The years  after  the war were difficult times for many people including my parents-they rented part of a house just outside Budapest. Fate intervened  in a most serendipitous way, and had brought  together two souls for a brief moment in time. He was a 2nd year university student when his parents bought the house that my parents were renting. When she was 18, a very famous Hungarian portrait painter saw her, and asked if she would sit for her-free of charge as he considered her very beautiful. She did. It was hanging on the living room wall when  he came to look the house over –according to my mother-he stopped in his track and stared at the portrait for a few very long minutes mesmerized-she was always very beautiful, even to this day.  He moved into the house with his parents, and thus a relationship was born. Later he told her that, that  was the precise moment that he fell in love with her when he first glimpsed her portrait. At  the same moment she felt the same emotion. Their relation was platonic for many months . They communicated through knocking on the walls, and talking through keyholes for long  many long months. 

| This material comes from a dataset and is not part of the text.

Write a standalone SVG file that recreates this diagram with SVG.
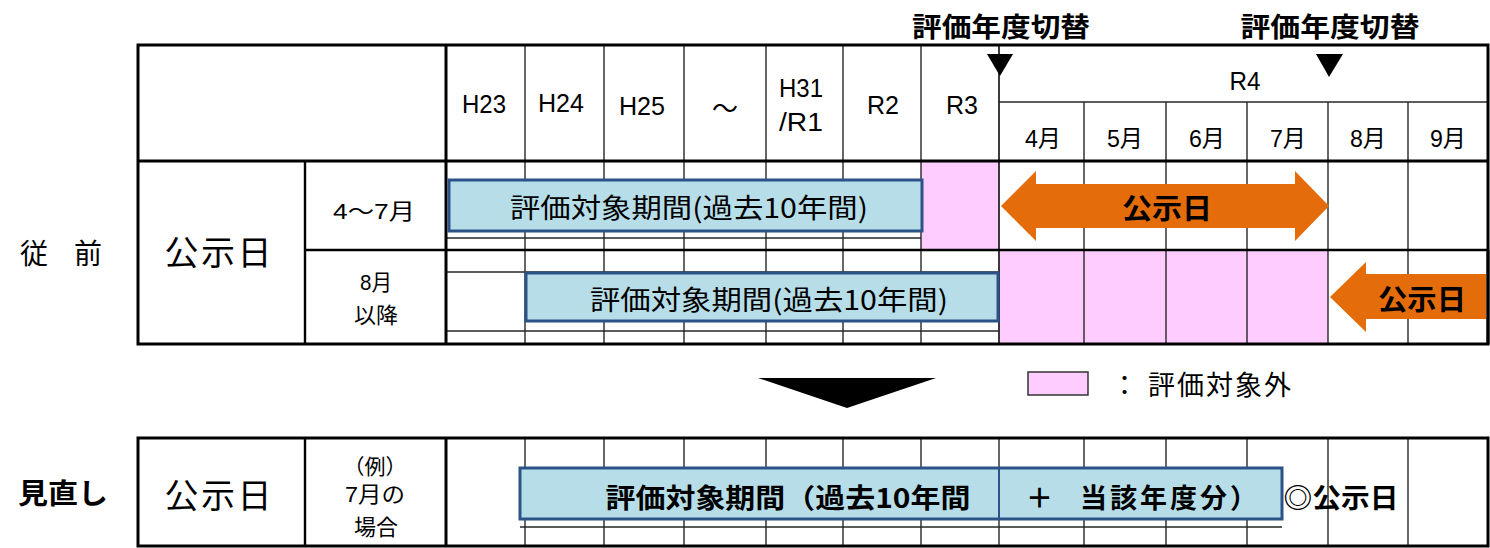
<svg xmlns="http://www.w3.org/2000/svg" width="1490" height="548" viewBox="0 0 1490 548">
<style>
.t{font-family:"Liberation Sans","Noto Sans CJK JP",sans-serif;fill:#000;dominant-baseline:central;text-anchor:middle}
.j{font-family:"Noto Sans CJK JP","Liberation Sans",sans-serif;fill:#000;dominant-baseline:central;text-anchor:middle}
.b{font-weight:bold}
.thick{stroke:#000;stroke-width:3;fill:none}
.mid{stroke:#000;stroke-width:2.4;fill:none}
.thin{stroke:#262626;stroke-width:1.4;fill:none}
.pink{fill:#ffccff}
.blue{fill:#b7dee8;stroke:#2b5388;stroke-width:3}
.orange{fill:#e46c0a}
</style>

<g id="pink-cells">
<rect class="pink" x="921" y="161" width="78" height="89"/>
<rect class="pink" x="999" y="250" width="329" height="94"/>
</g>

<g id="grid-top">
<line class="thin" x1="525" y1="45" x2="525" y2="344"/>
<line class="thin" x1="604" y1="45" x2="604" y2="344"/>
<line class="thin" x1="684" y1="45" x2="684" y2="344"/>
<line class="thin" x1="766" y1="45" x2="766" y2="344"/>
<line class="thin" x1="843" y1="45" x2="843" y2="344"/>
<line class="thin" x1="921" y1="45" x2="921" y2="344"/>
<line class="thin" x1="999" y1="45" x2="999" y2="344" style="stroke-width:1.8"/>
<line class="thin" x1="1084" y1="102" x2="1084" y2="344"/>
<line class="thin" x1="1166" y1="102" x2="1166" y2="344"/>
<line class="thin" x1="1247" y1="102" x2="1247" y2="344"/>
<line class="thin" x1="1328" y1="102" x2="1328" y2="344"/>
<line class="thin" x1="1408" y1="102" x2="1408" y2="344"/>
<line class="thin" x1="999" y1="102" x2="1488" y2="102"/>
<line class="thin" x1="446" y1="238" x2="921" y2="238"/>
<line class="thin" x1="446" y1="272" x2="999" y2="272"/>
<line class="thin" x1="446" y1="331" x2="999" y2="331"/>
<line class="mid" x1="305" y1="250" x2="1488" y2="250"/>
<line class="mid" x1="305" y1="161" x2="305" y2="344"/>
<line class="thick" x1="138" y1="161" x2="1488" y2="161"/>
<line class="thick" x1="446" y1="45" x2="446" y2="344"/>
<rect class="thick" x="138" y="45" width="1350" height="299"/>
</g>

<g id="header-texts">
<text class="t" x="484" y="104" font-size="26" textLength="44" lengthAdjust="spacingAndGlyphs">H23</text>
<text class="t" x="561" y="103" font-size="26" textLength="46" lengthAdjust="spacingAndGlyphs">H24</text>
<text class="t" x="642" y="106" font-size="26" textLength="46" lengthAdjust="spacingAndGlyphs">H25</text>
<text class="j" x="725" y="106" font-size="26">～</text>
<text class="t" x="801" y="88" font-size="26" textLength="44" lengthAdjust="spacingAndGlyphs">H31</text>
<text class="t" x="801" y="122" font-size="26" textLength="44" lengthAdjust="spacingAndGlyphs">/R1</text>
<text class="t" x="883" y="105" font-size="26" textLength="32" lengthAdjust="spacingAndGlyphs">R2</text>
<text class="t" x="962" y="105" font-size="26" textLength="32" lengthAdjust="spacingAndGlyphs">R3</text>
<text class="t" x="1245" y="81" font-size="26" textLength="31" lengthAdjust="spacingAndGlyphs">R4</text>
<text class="t" x="1043" y="138" font-size="24" textLength="36" lengthAdjust="spacingAndGlyphs">4月</text>
<text class="t" x="1125" y="138" font-size="24" textLength="36" lengthAdjust="spacingAndGlyphs">5月</text>
<text class="t" x="1207" y="138" font-size="24" textLength="36" lengthAdjust="spacingAndGlyphs">6月</text>
<text class="t" x="1288" y="138" font-size="24" textLength="36" lengthAdjust="spacingAndGlyphs">7月</text>
<text class="t" x="1368" y="138" font-size="24" textLength="36" lengthAdjust="spacingAndGlyphs">8月</text>
<text class="t" x="1448" y="138" font-size="24" textLength="36" lengthAdjust="spacingAndGlyphs">9月</text>
</g>

<g id="switch-markers">
<text class="j b" x="1001" y="25" font-size="27" textLength="178" lengthAdjust="spacingAndGlyphs">評価年度切替</text>
<text class="j b" x="1330" y="25" font-size="27" textLength="179" lengthAdjust="spacingAndGlyphs">評価年度切替</text>
<polygon points="987,54 1013,54 1000,76" fill="#000"/>
<polygon points="1316,54 1343,54 1329,77" fill="#000"/>
</g>

<g id="row-labels-before">
<text class="j" x="61" y="252" font-size="28" textLength="82" lengthAdjust="spacing">従 前</text>
<text class="j" x="218" y="250" font-size="34" textLength="107" lengthAdjust="spacing">公示日</text>
<text class="t" x="374" y="211" font-size="22" textLength="82" lengthAdjust="spacingAndGlyphs">4～7月</text>
<text class="t" x="376" y="282" font-size="22" textLength="32" lengthAdjust="spacingAndGlyphs">8月</text>
<text class="j" x="376" y="313" font-size="22">以降</text>
</g>

<g id="period-row1">
<rect class="blue" x="449" y="180" width="473" height="51"/>
<text class="j" x="689" y="206" font-size="27" textLength="358" lengthAdjust="spacingAndGlyphs">評価対象期間(過去10年間)</text>
</g>

<g id="period-row2">
<rect class="blue" x="526" y="273" width="472" height="48"/>
<text class="j" x="769" y="298" font-size="27" textLength="358" lengthAdjust="spacingAndGlyphs">評価対象期間(過去10年間)</text>
</g>

<g id="notice-arrow-row1">
<polygon class="orange" points="1001,206 1036,171 1036,184 1295,184 1295,171 1329,206 1295,241 1295,228 1036,228 1036,241"/>
<text class="j b" x="1167" y="207" font-size="28" textLength="90" lengthAdjust="spacingAndGlyphs">公示日</text>
</g>

<g id="notice-arrow-row2">
<polygon class="orange" points="1330,297 1366,262 1366,274 1486,274 1486,319 1366,319 1366,332"/>
<text class="j b" x="1422" y="298" font-size="28" textLength="88" lengthAdjust="spacingAndGlyphs">公示日</text>
<line class="thick" x1="1488" y1="250" x2="1488" y2="344"/>
</g>

<g id="transition-arrow">
<polygon points="758,378 936,378 847,408" fill="#000"/>
</g>

<g id="legend">
<rect x="1028" y="372" width="60" height="23" fill="#ffccff" stroke="#333" stroke-width="1.5"/>
<text class="j" x="1111" y="383" font-size="27" style="text-anchor:start">：<tspan dx="10" letter-spacing="2">評価対象外</tspan></text>
</g>

<g id="grid-bottom">
<line class="thin" x1="525" y1="438" x2="525" y2="546"/>
<line class="thin" x1="604" y1="438" x2="604" y2="546"/>
<line class="thin" x1="684" y1="438" x2="684" y2="546"/>
<line class="thin" x1="766" y1="438" x2="766" y2="546"/>
<line class="thin" x1="843" y1="438" x2="843" y2="546"/>
<line class="thin" x1="921" y1="438" x2="921" y2="546"/>
<line class="thin" x1="999" y1="438" x2="999" y2="546"/>
<line class="thin" x1="1084" y1="438" x2="1084" y2="546"/>
<line class="thin" x1="1166" y1="438" x2="1166" y2="546"/>
<line class="thin" x1="1247" y1="438" x2="1247" y2="546"/>
<line class="thin" x1="1328" y1="438" x2="1328" y2="546"/>
<line class="thin" x1="1408" y1="438" x2="1408" y2="546"/>
<line class="thin" x1="520" y1="469" x2="1282" y2="469"/>
<line class="thin" x1="520" y1="527" x2="1282" y2="527"/>
<line class="mid" x1="305" y1="438" x2="305" y2="546"/>
<line class="thick" x1="446" y1="438" x2="446" y2="546"/>
<rect class="thick" x="138" y="438" width="1350" height="108"/>
</g>

<g id="row-labels-after">
<text class="j b" x="63" y="492" font-size="28" textLength="90" lengthAdjust="spacingAndGlyphs">見直し</text>
<text class="j" x="218" y="493" font-size="34" textLength="107" lengthAdjust="spacing">公示日</text>
<text class="j" x="375" y="465" font-size="21">（例）</text>
<text class="t" x="375" y="494" font-size="22" textLength="60" lengthAdjust="spacingAndGlyphs">7月の</text>
<text class="j" x="376" y="525" font-size="22">場合</text>
</g>

<g id="period-after">
<rect class="blue" x="520" y="468" width="762" height="51"/>
<line x1="999" y1="468" x2="999" y2="519" stroke="#2b5388" stroke-width="2"/>
<text class="j b" x="788" y="496" font-size="27" textLength="365" lengthAdjust="spacingAndGlyphs">評価対象期間（過去10年間</text>
<text class="j b" x="1026" y="496" font-size="27" style="text-anchor:start">＋　<tspan letter-spacing="3">当該年度分）</tspan></text>
<text class="j b" x="1341" y="496" font-size="27" textLength="115" lengthAdjust="spacingAndGlyphs">◎公示日</text>
</g>
</svg>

Finally he asked her to get a divorce and marry him-he was staring his 3rd year. She agreed, but his mother as soon as she found out rebelled against the idea.  As  my grandfathers second wife was Jewish, the family was  highly anti Semitic, though it was years after the war, amid a grand drama she announced  according to my mother to her close friend:   “ I would rather see my son in a coffin than to have that Jew in the family”. That was the end of the marriage proposal.  On my mothers next birthday-which was on the 29th of June, they met on the banks of the Danube- he presented her with a  gold wedding  band with the inscription of the very same date .He swore he would love her forever, as she did as well.  That was the night I was conceived- never before nor after were they ever together physically ever again.

When she found out she was pregnant, she made arrangements to meet him on Castle Hill at a  beautiful, old coffee shop-that is still operating to this day. He did not know of the news. When he arrived it was a very emotional reunion-she ran into his arms- him kissing her passionately. All this  according to my mother. She told him the news, he was just ecstatic lifting her up and twirling around with her in his arms giddy with happiness. They decided that if it is a girl, she would be Zsuzsanna, a name  which he chose, and if it was a boy, she would choose Peter.  Also they made a vow -always no matter what to keep in touch as their love was forever. They did. 

So he knew all the special moments of my life-even when my parents had left the country. She sent many pictures of me-and visited Hungary numerous times over the years. He never wanted to marry- but when he was in his late 50`s he was seeing a young woman who was 21 years his junior, she got pregnant on purpose-she really wanted to marry him badly.  He did. They had a son- yes, named Peter-my half brother. His prior opposition was  also because of the age difference-he said he told her that in a few years she would still be young and  he would be a sick old man. Strange ways life works.

Not exactly a nutshell- for the story needed to be told. Fast forward to 2001. I never had even the faintest of ideas all these years, neither my mother, nor my father ever said anything- and my father did love me very much.